# Requirements
Every record below should be transcribed exactly. Omit the images.

[Figure scripts]
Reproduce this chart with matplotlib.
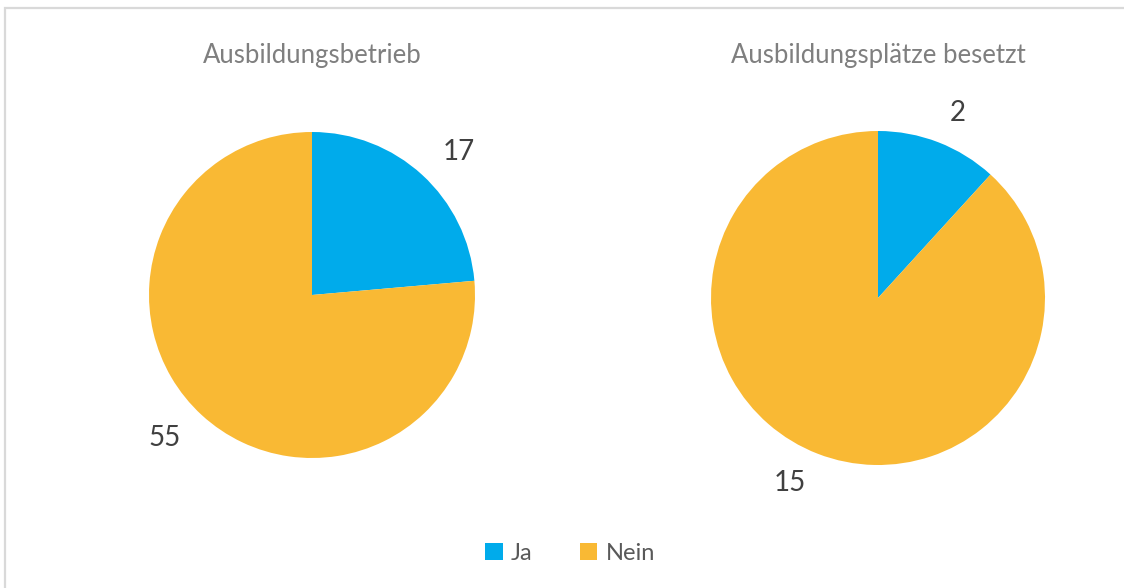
import matplotlib
matplotlib.use("Agg")
import matplotlib.pyplot as plt
from matplotlib.patches import Rectangle, Patch

plt.rcParams['font.family'] = ['Lato', 'DejaVu Sans']

categories = ["Ja", "Nein"]
titles = ["Ausbildungsbetrieb", "Ausbildungsplätze besetzt"]
values_1 = [17, 55]
values_2 = [2, 15]
colors = ["#00ABEB", "#F9B934"]

W, H = 1124, 588
fig = plt.figure(figsize=(W / 100, H / 100), dpi=100)

# chart border (light gray)
fig.patches.append(Rectangle((5 / W, -0.05), 1.2, (H - 8) / H + 0.05,
                             transform=fig.transFigure, fill=False,
                             edgecolor="#D9D9D9", linewidth=1.6))

def add_pie(cx, cy, r, vals, title, ld):
    ax = fig.add_axes([(cx - r) / W, (H - cy - r) / H, 2 * r / W, 2 * r / H])
    wedges, texts = ax.pie(vals, labels=[str(v) for v in vals], colors=colors,
                           startangle=90, counterclock=False,
                           labeldistance=ld, radius=1,
                           textprops=dict(fontsize=20, color="#404040"))
    ax.set_xlim(-1, 1)
    ax.set_ylim(-1, 1)
    ax.set_aspect("equal")
    ax.axis("off")
    fig.text(cx / W, 1 - 55 / H, title, ha="center", va="center",
             fontsize=18.5, color="#7F7F7F")
    return ax, texts

ax1, t1 = add_pie(312, 295, 163, values_1, titles[0], 1.19)
ax2, t2 = add_pie(878, 298, 167, values_2, titles[1], 1.19)

handles = [Patch(facecolor=c, label=l) for c, l in zip(colors, categories)]
leg = fig.legend(handles=handles, loc="center", bbox_to_anchor=(570 / W, 1 - 553 / H),
                 ncol=2, frameon=False, fontsize=17, handlelength=0.75,
                 handleheight=0.75, handletextpad=0.35, columnspacing=2.0)
for t in leg.get_texts():
    t.set_color("#595959")

fig.savefig("out.png", dpi=100)
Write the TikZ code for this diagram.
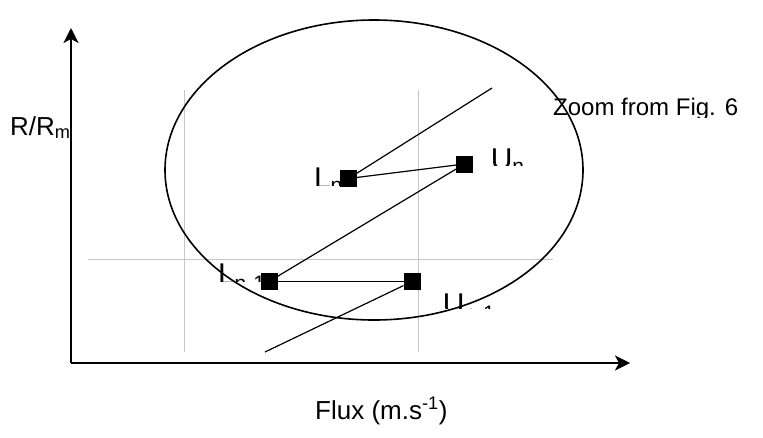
\documentclass[tikz,border=0pt]{standalone}
\usepackage{fontspec}
\setmainfont{Liberation Sans}
\usetikzlibrary{arrows.meta}
\begin{document}
\begin{tikzpicture}[x=1pt,y=-1pt,
  sq/.style={fill=black,draw=none,minimum size=17pt,inner sep=0pt,outer sep=0pt},
  axis/.style={line width=2pt,-{Stealth[length=15pt,width=15pt,inset=4pt]}},
  guide/.style={draw=black!22,line width=1pt},
  conn/.style={line width=1.2pt},
  lbl/.style={inner sep=0pt,anchor=base west,font=\fontsize{26}{30}\selectfont},
  ptlbl/.style={inner sep=0pt,anchor=base west,font=\fontsize{30}{34}\selectfont}]
\useasboundingbox (0,0) rectangle (763,437);
% axes
\coordinate (O) at (71,363);
\coordinate (ytip) at (71,28);
\coordinate (xtip) at (630,363);
\draw[axis] (O) -- (ytip);
\draw[axis] (O) -- (xtip);
% guide lines
\coordinate (g1a) at (184,90); \coordinate (g1b) at (184,352);
\coordinate (g2a) at (418,90); \coordinate (g2b) at (418,352);
\coordinate (g3a) at (88,259); \coordinate (g3b) at (553,259);
\draw[guide] (g1a) -- (g1b);
\draw[guide] (g2a) -- (g2b);
\draw[guide] (g3a) -- (g3b);
% ellipse
\draw[line width=1.6pt] (374,170) ellipse [x radius=209pt, y radius=150pt];
% points
\node[sq] (Ln) at (348.5,178.5) {};
\node[sq] (Un) at (464.5,164) {};
\node[sq] (Ln1) at (269,281.5) {};
\node[sq] (Un1) at (412,281.5) {};
\coordinate (top) at (492,88);
\coordinate (bot) at (265,352);
\draw[conn] (Ln) -- (top);
\draw[conn] (Ln) -- (Un);
\draw[conn] (Un) -- (Ln1);
\draw[conn] (Ln1) -- (Un1);
\draw[conn] (Un1) -- (bot);
% labels (clipped as in the reference)
\begin{scope}\clip (290,140) rectangle (340,185.5);
\node[ptlbl] (tLn) at (313.8,188.5) {L\textsubscript{n}};\end{scope}
\begin{scope}\clip (480,120) rectangle (600,165);
\node[ptlbl] (tUn) at (490.6,169.5) {U\textsubscript{n}};\end{scope}
\begin{scope}\clip (200,240) rectangle (260,281.5);
\node[ptlbl] (tLn1) at (217.8,284.5) {L\textsubscript{n-1}};\end{scope}
\begin{scope}\clip (430,280) rectangle (560,308);
\node[ptlbl] (tUn1) at (442.6,314.5) {U\textsubscript{n-1}};\end{scope}
\begin{scope}\clip (540,60) rectangle (763,117);
\node[lbl,font=\fontsize{24}{28}\selectfont] (zoom) at (553,115) {Zoom from Fig. 6};\end{scope}
\node[lbl] (ylab) at (10,135) {R/R\textsubscript{m}};
\node[lbl] (xlab) at (315,419) {Flux (m.s\textsuperscript{-1})};
\end{tikzpicture}
\end{document}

# Answer for this exercise
Reproduce this chart with matplotlib.
import matplotlib
matplotlib.use("Agg")
import matplotlib.pyplot as plt
from matplotlib.patches import Rectangle, Patch

plt.rcParams['font.family'] = ['Lato', 'DejaVu Sans']

categories = ["Ja", "Nein"]
titles = ["Ausbildungsbetrieb", "Ausbildungsplätze besetzt"]
values_1 = [17, 55]
values_2 = [2, 15]
colors = ["#00ABEB", "#F9B934"]

W, H = 1124, 588
fig = plt.figure(figsize=(W / 100, H / 100), dpi=100)

# chart border (light gray)
fig.patches.append(Rectangle((5 / W, -0.05), 1.2, (H - 8) / H + 0.05,
                             transform=fig.transFigure, fill=False,
                             edgecolor="#D9D9D9", linewidth=1.6))

def add_pie(cx, cy, r, vals, title, ld):
    ax = fig.add_axes([(cx - r) / W, (H - cy - r) / H, 2 * r / W, 2 * r / H])
    wedges, texts = ax.pie(vals, labels=[str(v) for v in vals], colors=colors,
                           startangle=90, counterclock=False,
                           labeldistance=ld, radius=1,
                           textprops=dict(fontsize=20, color="#404040"))
    ax.set_xlim(-1, 1)
    ax.set_ylim(-1, 1)
    ax.set_aspect("equal")
    ax.axis("off")
    fig.text(cx / W, 1 - 55 / H, title, ha="center", va="center",
             fontsize=18.5, color="#7F7F7F")
    return ax, texts

ax1, t1 = add_pie(312, 295, 163, values_1, titles[0], 1.19)
ax2, t2 = add_pie(878, 298, 167, values_2, titles[1], 1.19)

handles = [Patch(facecolor=c, label=l) for c, l in zip(colors, categories)]
leg = fig.legend(handles=handles, loc="center", bbox_to_anchor=(570 / W, 1 - 553 / H),
                 ncol=2, frameon=False, fontsize=17, handlelength=0.75,
                 handleheight=0.75, handletextpad=0.35, columnspacing=2.0)
for t in leg.get_texts():
    t.set_color("#595959")

fig.savefig("out.png", dpi=100)
Write the TikZ code for this diagram.
\documentclass[tikz,border=0pt]{standalone}
\usepackage{fontspec}
\setmainfont{Liberation Sans}
\usetikzlibrary{arrows.meta}
\begin{document}
\begin{tikzpicture}[x=1pt,y=-1pt,
  sq/.style={fill=black,draw=none,minimum size=17pt,inner sep=0pt,outer sep=0pt},
  axis/.style={line width=2pt,-{Stealth[length=15pt,width=15pt,inset=4pt]}},
  guide/.style={draw=black!22,line width=1pt},
  conn/.style={line width=1.2pt},
  lbl/.style={inner sep=0pt,anchor=base west,font=\fontsize{26}{30}\selectfont},
  ptlbl/.style={inner sep=0pt,anchor=base west,font=\fontsize{30}{34}\selectfont}]
\useasboundingbox (0,0) rectangle (763,437);
% axes
\coordinate (O) at (71,363);
\coordinate (ytip) at (71,28);
\coordinate (xtip) at (630,363);
\draw[axis] (O) -- (ytip);
\draw[axis] (O) -- (xtip);
% guide lines
\coordinate (g1a) at (184,90); \coordinate (g1b) at (184,352);
\coordinate (g2a) at (418,90); \coordinate (g2b) at (418,352);
\coordinate (g3a) at (88,259); \coordinate (g3b) at (553,259);
\draw[guide] (g1a) -- (g1b);
\draw[guide] (g2a) -- (g2b);
\draw[guide] (g3a) -- (g3b);
% ellipse
\draw[line width=1.6pt] (374,170) ellipse [x radius=209pt, y radius=150pt];
% points
\node[sq] (Ln) at (348.5,178.5) {};
\node[sq] (Un) at (464.5,164) {};
\node[sq] (Ln1) at (269,281.5) {};
\node[sq] (Un1) at (412,281.5) {};
\coordinate (top) at (492,88);
\coordinate (bot) at (265,352);
\draw[conn] (Ln) -- (top);
\draw[conn] (Ln) -- (Un);
\draw[conn] (Un) -- (Ln1);
\draw[conn] (Ln1) -- (Un1);
\draw[conn] (Un1) -- (bot);
% labels (clipped as in the reference)
\begin{scope}\clip (290,140) rectangle (340,185.5);
\node[ptlbl] (tLn) at (313.8,188.5) {L\textsubscript{n}};\end{scope}
\begin{scope}\clip (480,120) rectangle (600,165);
\node[ptlbl] (tUn) at (490.6,169.5) {U\textsubscript{n}};\end{scope}
\begin{scope}\clip (200,240) rectangle (260,281.5);
\node[ptlbl] (tLn1) at (217.8,284.5) {L\textsubscript{n-1}};\end{scope}
\begin{scope}\clip (430,280) rectangle (560,308);
\node[ptlbl] (tUn1) at (442.6,314.5) {U\textsubscript{n-1}};\end{scope}
\begin{scope}\clip (540,60) rectangle (763,117);
\node[lbl,font=\fontsize{24}{28}\selectfont] (zoom) at (553,115) {Zoom from Fig. 6};\end{scope}
\node[lbl] (ylab) at (10,135) {R/R\textsubscript{m}};
\node[lbl] (xlab) at (315,419) {Flux (m.s\textsuperscript{-1})};
\end{tikzpicture}
\end{document}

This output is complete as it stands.